Assembly Bill 361, the bill that would authorize and regulate the formation and governance of a new form of corporate entity known as a benefit corporation, passed the California Assembly and is now on Governor Jerry Brown’s desk. The governor has 12 days to sign the bill into law or to veto it.
The new entity structure is voluntary, but when a business opts to organize as a benefit corporation they will be expected to follow the provisions set forth in the bill. These provisions include creating a material positive impact on society and the environment and meeting higher standards of accountability and transparency. Benefit corporations are required to report annually on social and environmental performance using third-party standards.
In addition, the bill requires directors to consider all stakeholders, including employees, customers and the environment, when making decisions. One key piece of the bill indicates that in the event of a sale or acquisition, the directors are required to consider the impact on all stakeholders, they are not confined by fiduciary responsibility to the shareholders. In other words, the business can maintain mission and social and environmental commitments without the possibility of being sued by the shareholders for not maximizing financial returns. For an organization working in the impact investing space, this is an extremely important piece of the legislation.
It’s worth commenting here on the phrase ‘benefit corporation’, as it can be a bit confusing. There is a certification called B Corporation (B for benefit). The B Corporation (generally referred to a B Corp) certification is offered for a fee by B Lab, a non-profit based in Philadelphia. The certification is based on the organization’s B Impact Assessment survey and looks at five impact areas: employees, consumers, community, accountability and environment. AB 361 is modeled after this framework and B Lab has been working with legislators in several states including Hawaii, Virginia, Maryland, Vermont, and New Jersey, where the benefit corporation legislation has successfully passed, and other states that are considering it. To be clear, the certification is not a legal form. A certified B Corp business can be incorporated as a C corporation, LLC, or other for-profit entity. Likewise, a business incorporated as a benefit corporation, is neither assumed nor required to be a certified B Corp. RSF Capital Management, a subsidiary of RSF Social Finance, is a B Corp and Don Shaffer, RSF President & CEO is on the B Corporation Standards Advisory Council.
AB 361 has moved through the legislature swiftly since it was proposed by Assembly Member Jared Huffman (D-San Rafael) in February of this year. Don Shaffer, RSF Social Finance President & CEO, testified at the Judiciary Committee hearing in May and again at the Committee on Banking and Finance hearing in July.

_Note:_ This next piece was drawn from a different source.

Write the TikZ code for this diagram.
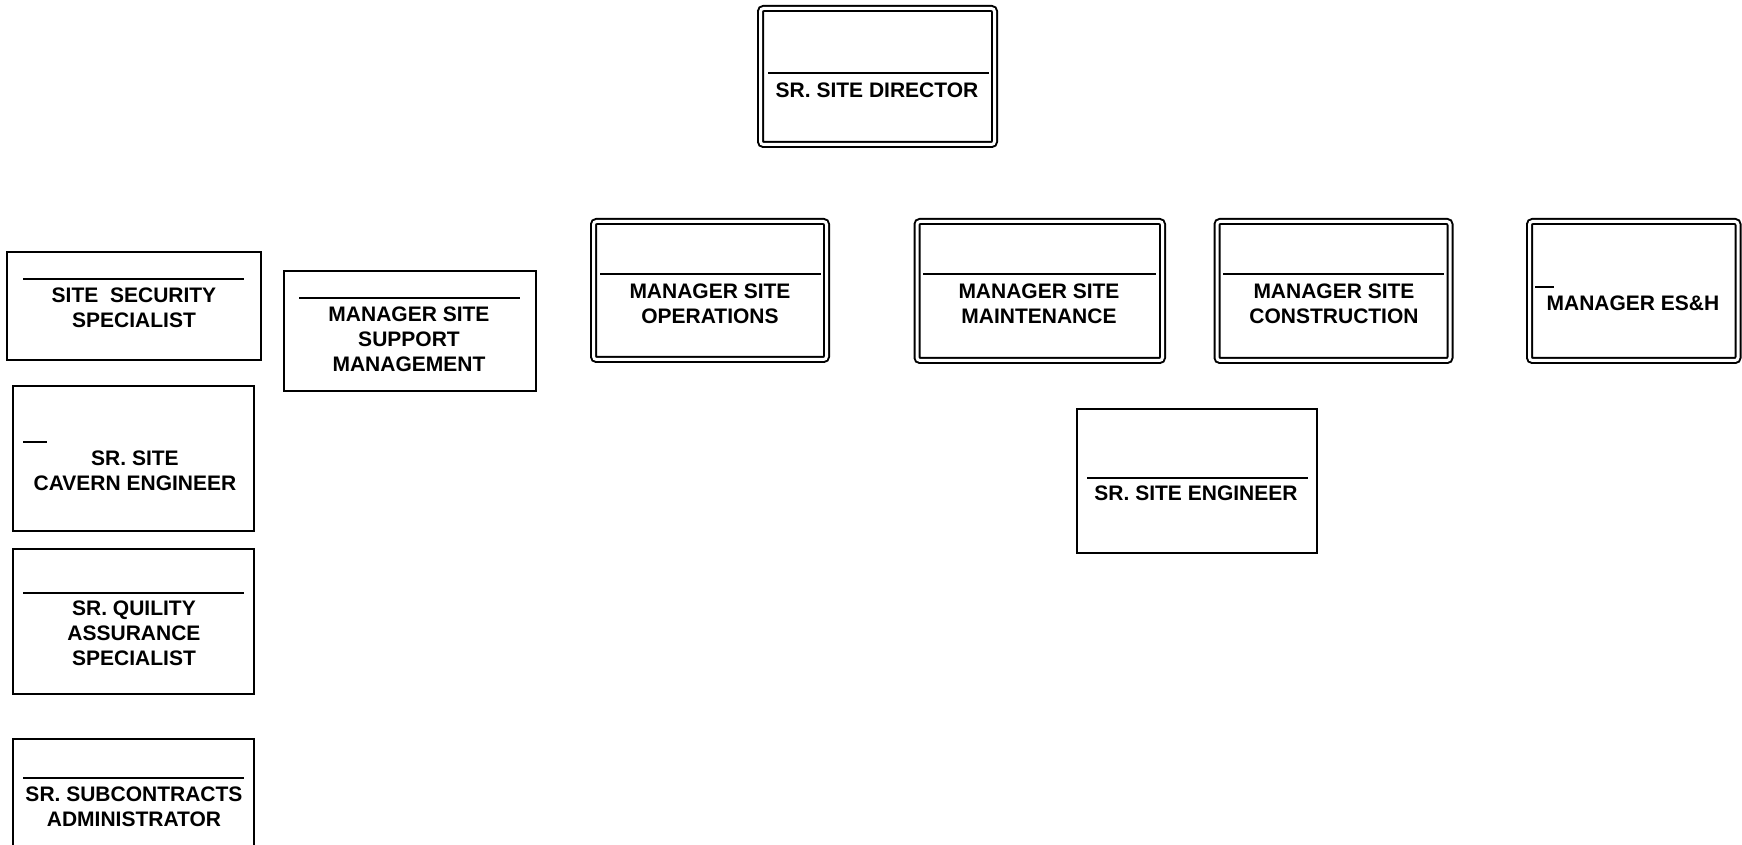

Don sent a letter to Governor Brown’s office this week, urging him to sign the AB 361 into law. Outlined in the letter was the fact that the passage of the bill will position California as a leader in the continually emerging green economy and will support many of the businesses RSF offers loans to. Don has chosen to support AB 361 rather than the competing bill, Senate Bill 201. SB 201, known as the Flexible Purpose Corporation Bill, has been making its way through the California legislature alongside AB 361. It has also passed the Assembly and is waiting to be signed or vetoed by Governor Brown. SB 201 allows businesses incorporated as a flexible purpose corporation to choose a special purpose, such as a charitable or public purpose activity. Like benefit corporations, they are required to report annually on the societal benefit of their activities but unlike benefit corporations, the report is only relating to their special purpose, not a review of the whole impact of the business.

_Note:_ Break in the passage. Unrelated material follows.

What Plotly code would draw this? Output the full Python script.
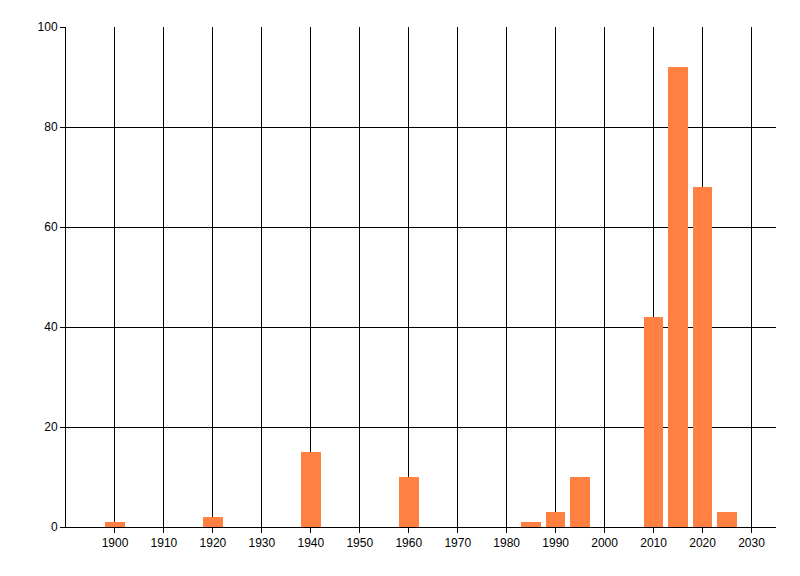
import plotly.graph_objects as go

# values
years = [1900, 1920, 1940, 1960, 1985, 1990, 1995, 2010, 2015, 2020, 2025]
counts = [1, 2, 15, 10, 1, 3, 10, 42, 92, 68, 3]
x_ticks = list(range(1900, 2031, 10))
y_ticks = [0, 20, 40, 60, 80, 100]

fig = go.Figure(go.Bar(x=years, y=counts, width=4,
                       marker=dict(color='#FF8040', line=dict(width=0))))

# the page adds an 8px body margin, so the figure is 8px smaller here
fig.update_layout(
    width=792, height=568,
    margin=dict(l=58, r=24, t=19, b=49),
    paper_bgcolor='white', plot_bgcolor='white',
    font=dict(family='Liberation Sans', size=12, color='black'),
    showlegend=False,
    bargap=0,
)
fig.update_xaxes(range=[1890, 2035], tickvals=x_ticks,
                 showgrid=True, gridcolor='black', gridwidth=1,
                 showline=True, linecolor='black', linewidth=1,
                 ticks='outside', ticklen=5, tickcolor='black',
                 zeroline=False)
fig.update_yaxes(range=[0, 100], tickvals=y_ticks,
                 showgrid=True, gridcolor='black', gridwidth=1,
                 showline=True, linecolor='black', linewidth=1,
                 ticks='outside', ticklen=5, tickcolor='black',
                 zeroline=False)

fig.write_html("out.html")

Most supporters of AB 361 believe that SB 201 is too soft. Don noted in his letter that it lacks several provisions that are critical to RSF’s role as an impact investor including shareholder protection, director accountability, and has inadequate reporting standards to protect investors and the public. Supporters of SB 201 acknowledge that it’s not as stringent, but believe that this bill is a preferable first step, making it easier for businesses to engage.
Existing corporation law requires businesses to prioritize financial returns. To bring true change to how businesses impact their community and the environment, they need policy that supports and encourages them to do so. As Jared Huffman stated, “Socially responsible businesses, investors and consumers all over California are calling for this type of legislation. They believe this bill is the start of something transformational, that it embodies their forward thinking and entrepreneurship. But most importantly, this bill sends a message to socially minded companies and entrepreneurs that California is open for this emerging form of business.”